Class 1. Agriculture, grazing, livestock, notes, bonds, stocks, accounts receivable
Class 2: Residential, farm, homes
Class 3: Commercial properties
Class 4: Motor vehicles
Class 5: Personal property, except motor vehicles
Class 6: Swamp, vacant, waste or abandoned or undevelopable land
Property is described using these types of classifications for tax purposes. With classifications like these, governments can tax different parcels differently, or even tax parcels of equal market value differently. For instance, a residential property can be taxed at 60% of market value, while industrial real estate may be taxed at 90%.
Property Use Types
Many properties may actually fit into more than one classification based on use type. Because it may be to the taxpayer’s advantage to be in a certain classification, lawyers can often help one decide how a property should best be classified. Arizona, for example, allows for “mixed uses” when property has more than one legitimate use. This can be used, for example, to lower a higher residential rate to the land rate. So in Arizona, it is not uncommon to mix two of these three most common classes: residential (with a tax rate of 10%), commercial (taxed at 20%) and land (16%).
Governments collect taxes based on such classifications, but the tax principles involved sometimes don't seem fair to the taxpayers. This is sometimes because the unequal taxation is used to encourage (or discourage) certain types of building, land use planning, and even business.

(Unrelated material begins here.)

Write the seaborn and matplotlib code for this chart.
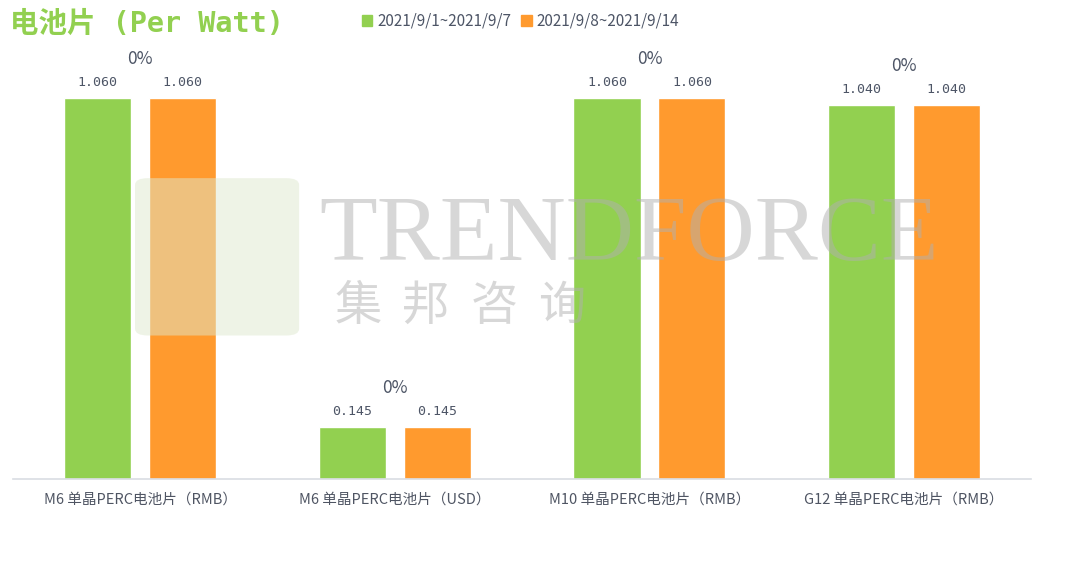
import matplotlib
matplotlib.use("Agg")
import matplotlib.pyplot as plt
from matplotlib.patches import FancyBboxPatch
import seaborn as sns
import pandas as pd

categories = ["M6 单晶PERC电池片（RMB）", "M6 单晶PERC电池片（USD）",
              "M10 单晶PERC电池片（RMB）", "G12 单晶PERC电池片（RMB）"]
period_1 = "2021/9/1~2021/9/7"
period_2 = "2021/9/8~2021/9/14"
values_1 = [1.060, 0.145, 1.060, 1.040]
values_2 = [1.060, 0.145, 1.060, 1.040]

GREEN = "#92d050"
ORANGE = "#ff9a2e"
TEXT = "#4d5566"

df = pd.DataFrame({
    "category": categories * 2,
    "period": [period_1] * len(categories) + [period_2] * len(categories),
    "value": values_1 + values_2,
})

sns.set_theme(style="white")
plt.rcParams["font.family"] = ["Noto Sans CJK SC", "DejaVu Sans"]

fig = plt.figure(figsize=(10.8, 5.62), dpi=100)
ax = fig.add_axes([0.012, 0.148, 0.943, 0.782])

sns.barplot(data=df, x="category", y="value", hue="period",
            palette=[GREEN, ORANGE], width=0.667, gap=0.21,
            saturation=1, ax=ax, legend=False)

ax.set_xlim(-0.5, 3.5)
ax.set_ylim(0, 1.222)
ax.set_xlabel("")
ax.set_ylabel("")
ax.set_yticks([])
for s in ["top", "right", "left"]:
    ax.spines[s].set_visible(False)
ax.spines["bottom"].set_color("#d9dde3")
ax.spines["bottom"].set_linewidth(1.2)
ax.tick_params(axis="x", length=0, pad=10, labelsize=10.5, labelcolor="#4f5563")

for cont in ax.containers:
    ax.bar_label(cont, fmt="%.3f", padding=6, fontsize=9.5, color=TEXT,
                 family=["DejaVu Sans Mono"])

for i, (a, b) in enumerate(zip(values_1, values_2)):
    pct = (b - a) / a * 100
    ax.annotate(f"{pct:.0f}%", xy=(i, max(a, b)), xytext=(0, 28),
                textcoords="offset points", ha="center", va="center",
                fontsize=12.5, color=TEXT)

# title
fig.text(0.009, 0.958, "电池片 (Per Watt)", fontsize=20.5, fontweight="bold",
         color=GREEN, ha="left", va="center",
         family=["DejaVu Sans Mono", "Noto Sans CJK SC"])

# legend
handles = [plt.Rectangle((0, 0), 1, 1, color=GREEN), plt.Rectangle((0, 0), 1, 1, color=ORANGE)]
fig.legend(handles, [period_1, period_2], loc="center", bbox_to_anchor=(0.482, 0.962),
           ncol=2, frameon=False, fontsize=11, handlelength=0.7, handleheight=0.7,
           handletextpad=0.35, columnspacing=0.6, labelcolor=TEXT)

# watermark
box = FancyBboxPatch((0.125, 0.403), 0.152, 0.28, boxstyle="round,pad=0,rounding_size=0.012",
                     transform=fig.transFigure, facecolor="#dfe9cf", edgecolor="none",
                     alpha=0.5, zorder=10)
fig.patches.append(box)
fig.text(0.296, 1 - 280 / 562, "TRENDFORCE", fontsize=68, family="Liberation Serif",
         color="#b0b0b0", alpha=0.5, ha="left", va="bottom", zorder=11)
for k, ch in enumerate("集邦咨询"):
    fig.text((358 + 68 * k) / 1080, 1 - 282 / 562, ch, fontsize=34, family=["Noto Sans CJK SC"],
             color="#b0b0b0", alpha=0.5, ha="center", va="top", zorder=11)

fig.savefig("out.png", dpi=100)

However, this does not mean that taxpayers cannot challenge, or change, the way their property has been classified. In fact, taxpayers have rights to challenge regardless of the system's fairness or even accuracy.
Keep in mind that changes to classifications can also be requested by the taxing authority. Taxpayers must be told of any proposed changes (increases), and it’s important to act quickly to protect your legal rights in understanding such changes. An experienced tax attorney can be an invaluable source of information and guidance in such situations.